While abolitionists firmly believed in the logic of this stance, they were still human. The moral dilemma of their positions took a toll on them as they mourned Union deaths and suffering while simultaneously needing such losses to continue. Again, Child proved better than most such activists in laying out the moral torment they all experienced during the first years of the war. Her anguish was amplified by the fact that many of her friends had sons in the Union military. Sarah Blake Shaw, the mother of the soon-to-be-famous officer Robert Gould Shaw, was her closest confidante. Throughout the conflict, Child remained acutely aware of its human cost. “The war is an unmitigated horror to me,” she admitted. But her bleeding heart could not dissuade her from her conviction that a longer war would ultimately save the nation. “I have said all along that we needed defeats and reverses…to teach us the lesson we needed,” she told a friend after Bull Run. A few more “salutary defeats,” she believed, would turn a Union populace desperate to bring its loved ones home into a nationwide “Anti-Slavery Society.”[3]

The Robert Gould Shaw/54th Massachusetts Memorial on Boston Common is now part of Boston African American National Historic Site. Photo by Tonya McQuade.

In this belief, Child and her fellow abolitionists were proven correct. As the war dragged on, Northerners came around to emancipation. In no small part due to the abolitionists’ efforts, emancipation became a Union war aim in January 1863. “We are coming out right, at last,” Child exulted. “Our army stand before God the champions of human freedom.” Her relief at finally being able to cheer for Union success, and an end to soldiers’ suffering, was tangible. Writing to a friend, Child prayed for soldiers’ “long-deferred hopes [to] be crowned with victory.” She especially cheered on Robert Gould Shaw as he took command of the 54th Massachusetts Infantry Regiment. Following Shaw’s death at Fort Wagner, Child comforted his mother with her newfound faith in the war effort. By dying “nobly in the defense of great principles,” Child wrote, Shaw had sanctified a great moral crusade. As she affirmed, his sacrifice, much like her own torment earlier in the war, had been worth it for the greater good.[4]

 

Frank J. Cirillo is the author of The Abolitionist Civil War: Immediatists and the Struggle to Transform the Union. He most recently served as the Norton Strange Townshend Fellow at the University of Michigan’s William L. Clements Library.

 

Endnotes:

[1] Lydia Maria Child to Henrietta Sargent, July 26, 1861, The Collected Correspondence of Lydia Maria Child, 1817-1880, ed.
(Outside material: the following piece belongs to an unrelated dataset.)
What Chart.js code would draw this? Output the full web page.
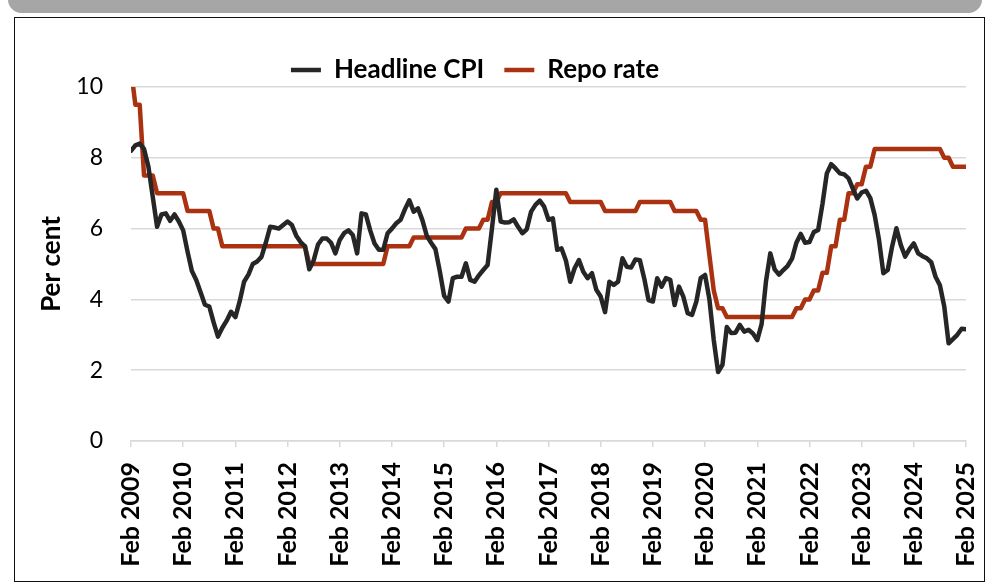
<!DOCTYPE html>
<html><head><meta charset="utf-8">
<script src="https://cdn.jsdelivr.net/npm/chart.js@4.4.1/dist/chart.umd.min.js"></script>
<style>
html,body{margin:0;padding:0;background:#fff;overflow:hidden;width:998px;height:585px;position:relative}
#bar{position:absolute;left:8px;top:-14px;width:974px;height:27px;border-radius:14px;background:#a6a6a6}
#frame{position:absolute;left:14px;top:17px;width:971px;height:565px;box-sizing:border-box;border:1.5px solid #111}
#wrap{position:absolute;left:-16px;top:0;width:1014px;height:585px}
</style></head><body>
<div id="bar"></div><div id="frame"></div>
<div id="wrap"><canvas id="c" width="1014" height="585"></canvas></div>
<script>
// Monthly data, Feb 2009 .. Feb 2025 (193 months)
const tickLabels = ['Feb 2009','Feb 2010','Feb 2011','Feb 2012','Feb 2013','Feb 2014','Feb 2015','Feb 2016','Feb 2017','Feb 2018','Feb 2019','Feb 2020','Feb 2021','Feb 2022','Feb 2023','Feb 2024','Feb 2025'];
const seriesNames = ['Headline CPI','Repo rate'];

const cpi = [
  8.2, 8.35, 8.4, 8.25, 7.75, 6.9, 6.05, 6.4, 6.43, 6.22, 6.4, 6.2,
  5.95, 5.35, 4.8, 4.55, 4.2, 3.85, 3.8, 3.35, 2.95, 3.2, 3.4, 3.65,
  3.5, 3.95, 4.5, 4.7, 5.0, 5.07, 5.2, 5.6, 6.05, 6.03, 6.0, 6.1,
  6.2, 6.1, 5.8, 5.62, 5.5, 4.85, 5.1, 5.55, 5.72, 5.72, 5.6, 5.3,
  5.68, 5.87, 5.95, 5.82, 5.3, 6.43, 6.4, 5.95, 5.58, 5.4, 5.4, 5.87,
  6.0, 6.15, 6.25, 6.55, 6.8, 6.48, 6.57, 6.24, 5.8, 5.6, 5.42, 4.8,
  4.1, 3.94, 4.6, 4.64, 4.64, 5.02, 4.55, 4.5, 4.68, 4.83, 4.97, 6.0,
  7.1, 6.2, 6.17, 6.18, 6.26, 6.05, 5.87, 5.98, 6.48, 6.67, 6.79, 6.62,
  6.25, 6.29, 5.4, 5.44, 5.1, 4.5, 4.88, 5.11, 4.78, 4.6, 4.74, 4.27,
  4.08, 3.64, 4.5, 4.41, 4.5, 5.16, 4.92, 4.9, 5.13, 5.11, 4.6, 3.98,
  3.94, 4.6, 4.36, 4.6, 4.55, 3.84, 4.36, 4.08, 3.61, 3.56, 3.94, 4.6,
  4.69, 4.0, 2.85, 1.95, 2.15, 3.22, 3.05, 3.06, 3.28, 3.09, 3.14, 3.04,
  2.85, 3.3, 4.5, 5.3, 4.85, 4.7, 4.83, 4.95, 5.15, 5.6, 5.85, 5.6,
  5.62, 5.9, 5.96, 6.7, 7.56, 7.82, 7.7, 7.56, 7.53, 7.42, 7.12, 6.85,
  7.02, 7.07, 6.86, 6.38, 5.68, 4.74, 4.83, 5.49, 6.01, 5.54, 5.21, 5.42,
  5.58, 5.3, 5.22, 5.16, 5.05, 4.64, 4.4, 3.8, 2.76, 2.88, 3.0, 3.17,
  3.16
];

const repo = [
  10.5, 9.5, 9.5, 7.5, 7.5, 7.5, 7.0, 7.0, 7.0, 7.0, 7.0, 7.0,
  7.0, 6.5, 6.5, 6.5, 6.5, 6.5, 6.5, 6.0, 6.0, 5.5, 5.5, 5.5,
  5.5, 5.5, 5.5, 5.5, 5.5, 5.5, 5.5, 5.5, 5.5, 5.5, 5.5, 5.5,
  5.5, 5.5, 5.5, 5.5, 5.5, 5.0, 5.0, 5.0, 5.0, 5.0, 5.0, 5.0,
  5.0, 5.0, 5.0, 5.0, 5.0, 5.0, 5.0, 5.0, 5.0, 5.0, 5.0, 5.5,
  5.5, 5.5, 5.5, 5.5, 5.5, 5.75, 5.75, 5.75, 5.75, 5.75, 5.75, 5.75,
  5.75, 5.75, 5.75, 5.75, 5.75, 6.0, 6.0, 6.0, 6.0, 6.25, 6.25, 6.75,
  6.75, 7.0, 7.0, 7.0, 7.0, 7.0, 7.0, 7.0, 7.0, 7.0, 7.0, 7.0,
  7.0, 7.0, 7.0, 7.0, 7.0, 6.75, 6.75, 6.75, 6.75, 6.75, 6.75, 6.75,
  6.75, 6.5, 6.5, 6.5, 6.5, 6.5, 6.5, 6.5, 6.5, 6.75, 6.75, 6.75,
  6.75, 6.75, 6.75, 6.75, 6.75, 6.5, 6.5, 6.5, 6.5, 6.5, 6.5, 6.25,
  6.25, 5.25, 4.25, 3.75, 3.75, 3.5, 3.5, 3.5, 3.5, 3.5, 3.5, 3.5,
  3.5, 3.5, 3.5, 3.5, 3.5, 3.5, 3.5, 3.5, 3.5, 3.75, 3.75, 4.0,
  4.0, 4.25, 4.25, 4.75, 4.75, 5.5, 5.5, 6.25, 6.25, 7.0, 7.0, 7.25,
  7.25, 7.75, 7.75, 8.25, 8.25, 8.25, 8.25, 8.25, 8.25, 8.25, 8.25, 8.25,
  8.25, 8.25, 8.25, 8.25, 8.25, 8.25, 8.25, 8.0, 8.0, 7.75, 7.75, 7.75,
  7.75
];

const colors = ['#262626', '#ab3210'];

Chart.defaults.font.family = 'Lato';

const legendShift = {
  id: 'legendShift',
  afterLayout(chart) {
    if (chart.legend) { chart.legend.top += 6; chart.legend.bottom += 6; }
  }
};

new Chart(document.getElementById('c'), {
  type: 'line',
  data: {
    datasets: [
      { label: seriesNames[0], data: cpi.map((v, i) => ({ x: i, y: v })),
        borderColor: colors[0], backgroundColor: colors[0], borderWidth: 4.5,
        pointRadius: 0, tension: 0, borderJoinStyle: 'round', borderCapStyle: 'round' },
      { label: seriesNames[1], data: repo.map((v, i) => ({ x: i, y: v })),
        borderColor: colors[1], backgroundColor: colors[1], borderWidth: 4.5,
        pointRadius: 0, tension: 0, borderJoinStyle: 'round', borderCapStyle: 'round' }
    ]
  },
  options: {
    responsive: false,
    animation: false,
    devicePixelRatio: 1,
    layout: { padding: { left: 0, right: 32, top: 31, bottom: 14 } },
    plugins: {
      tooltip: { enabled: false },
      legend: {
        position: 'top',
        labels: {
          usePointStyle: true, pointStyle: 'line', pointStyleWidth: 30,
          padding: 20, color: '#000',
          font: { family: 'Lato', weight: 'bold', size: 26 }
        }
      }
    },
    scales: {
      x: {
        type: 'linear', min: 0, max: 192,
        ticks: {
          stepSize: 12, autoSkip: false, maxRotation: 90, minRotation: 90, padding: 15,
          color: '#000', font: { family: 'Lato', weight: 'bold', size: 25 },
          callback: (v) => tickLabels[v / 12]
        },
        grid: { drawOnChartArea: false, drawTicks: true, tickLength: 6, color: '#d9d9d9', lineWidth: 1.5 },
        border: { display: true, color: '#d9d9d9', width: 1.5 },
        afterFit(s) { s.height = 130; s.paddingLeft = 0; s.paddingRight = 0; }
      },
      y: {
        min: 0, max: 10,
        ticks: { stepSize: 2, padding: 28, color: '#000', font: { family: 'Lato', size: 23 } },
        grid: { color: '#d9d9d9', lineWidth: 1.5, drawTicks: false },
        border: { display: false },
        title: { display: true, text: 'Per cent', color: '#000',
          font: { family: 'Lato', weight: 'bold', size: 26 }, padding: { top: 52, bottom: 0 } },
        afterFit(s) { s.width = 147; s.paddingTop = 0; s.paddingBottom = 0; }
      }
    }
  },
  plugins: [legendShift]
});
</script></body></html>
Patricia G. Holland et al. (Millwood, NY: Kraus Microform, 1980); Lydia Maria Child to Sarah Blake Shaw, June 9, 1862, Shaw Family Correspondence, New York Public Library.

[2] Lydia Maria Child to Sarah Blake Shaw, May 5, 1861, Shaw Family Correspondence, New York Public Library; Lydia Maria Child to Oliver Johnson, June 3, 1861, The Collected Correspondence.

[3] Lydia Maria Child to William Cutler, July 10, 1862, Lydia Maria Child Papers, William L. Clements Library, University of Michigan; Lydia Maria Child to Henrietta Sargent, July 26, 1861, Lydia Maria Child to Lucy Searle, August 22, 1861, The Collected Correspondence.

[4] Lydia Maria Child to William Lloyd Garrison Haskins, April 30, 1863, Lydia Maria Child to Sarah Blake Shaw, July 25, 1863, The Collected Correspondence.



2 Responses to Lydia Maria Child and the Anguish of War

  1. Interesting dilemma you present.

    I have read that abolitionists, including Frederick Douglass, spread stories that Confederates were utilizing African Americans as actual soldiers at Bull Run and during the Peninsula Campaign as a means of urging the Lincoln Administration to strike at southern slavery and allow the enlistment of black U.S. troops. Did you find this to be true?

  2. I love The William Clemens Library. What a gem. I went to Law School across the street, and never ventured inside Clemens. Only after I discovered an interest in the American Civil War did I appreciate the wonderful asset. The Civil War resources are impressive.